Bir öğretmenin en büyük hayali ve isteği, sanıyorum öğrencilerinin başarılarına şahit olmaktır. Onların başarısı, sizin de başarınızdır. Müzik sevgisini daha geniş bir kitleye yaymak ve sanat eğitimi için yeterli imkânı olmayan çocukların da hayatına dokunarak müzikle ilgilenmesini sağlamak istiyorum. Bunun için, öğrencilerimin de içerisinde bulunduğu sosyal sorumluluk projeleri düzenlemek istiyorum. Yakın süreçteki ilk hedefim sanırım bu. Ve tabi ki ülkemizin sanat anlamında daha gelişmiş bir ülke olmasını hayal ediyorum. Bu da sanat eğitiminin sadece belirli bir kesime değil, toplumun geneline hitap edebildiği takdirde mümkün olacaktır. İlkokuldan itibaren öğrencilerin sanatla tanışması ve bu alanda kendilerini ifade edebilmeleri sağlanmalı. Sanat eğitiminin yaygınlaşması uzun vadede toplumun da sanata bakışını değiştirir.
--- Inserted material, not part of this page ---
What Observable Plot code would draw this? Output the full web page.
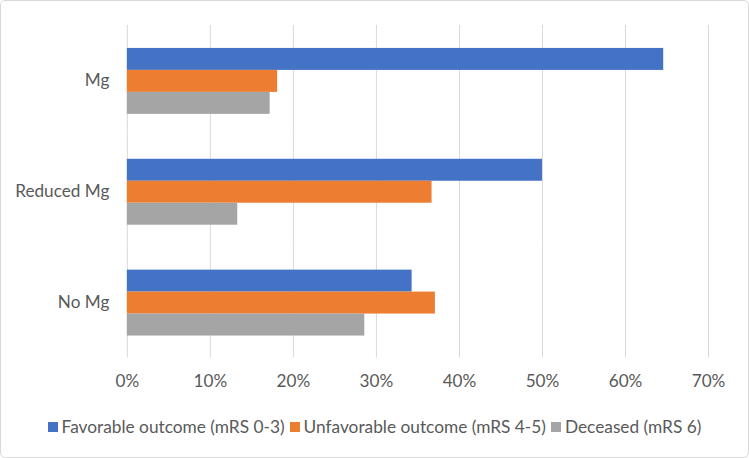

SANATIN İNSANI İLERİYE TAŞIDIĞI KABUL EDİLMELİ
Ülkemizde yaşanan doğal afet ve olumsuz olaylarda bütün sanat faaliyetlerinin durması sanatçı ve tüm ekibini olumsuz yönde etkiliyor. Bunun büyük bir sektör olduğunu ve çok fazla kişinin ekmek teknesi olduğu kabul edilmeli. Sanatçının ve sanatın varlığının koruması ve gelişmesi için sektöre destek verilmeli. Toparlamam gerekirse sanatın sadece eğlence aracı olarak görülmediği, hayatın her anına, her alanına büyük bir güçle dokunduğunu ve insanı ileriye taşıdığını kabul eden bir toplum hayal ediyorum. Aslında, Cumhuriyetimizin kurucusu Mustafa Kemal Atatürk’ün “Sanatsız kalan milletin, hayat damarlarından biri kopmuş demektir.” sözü bütün her şeyi özetliyor.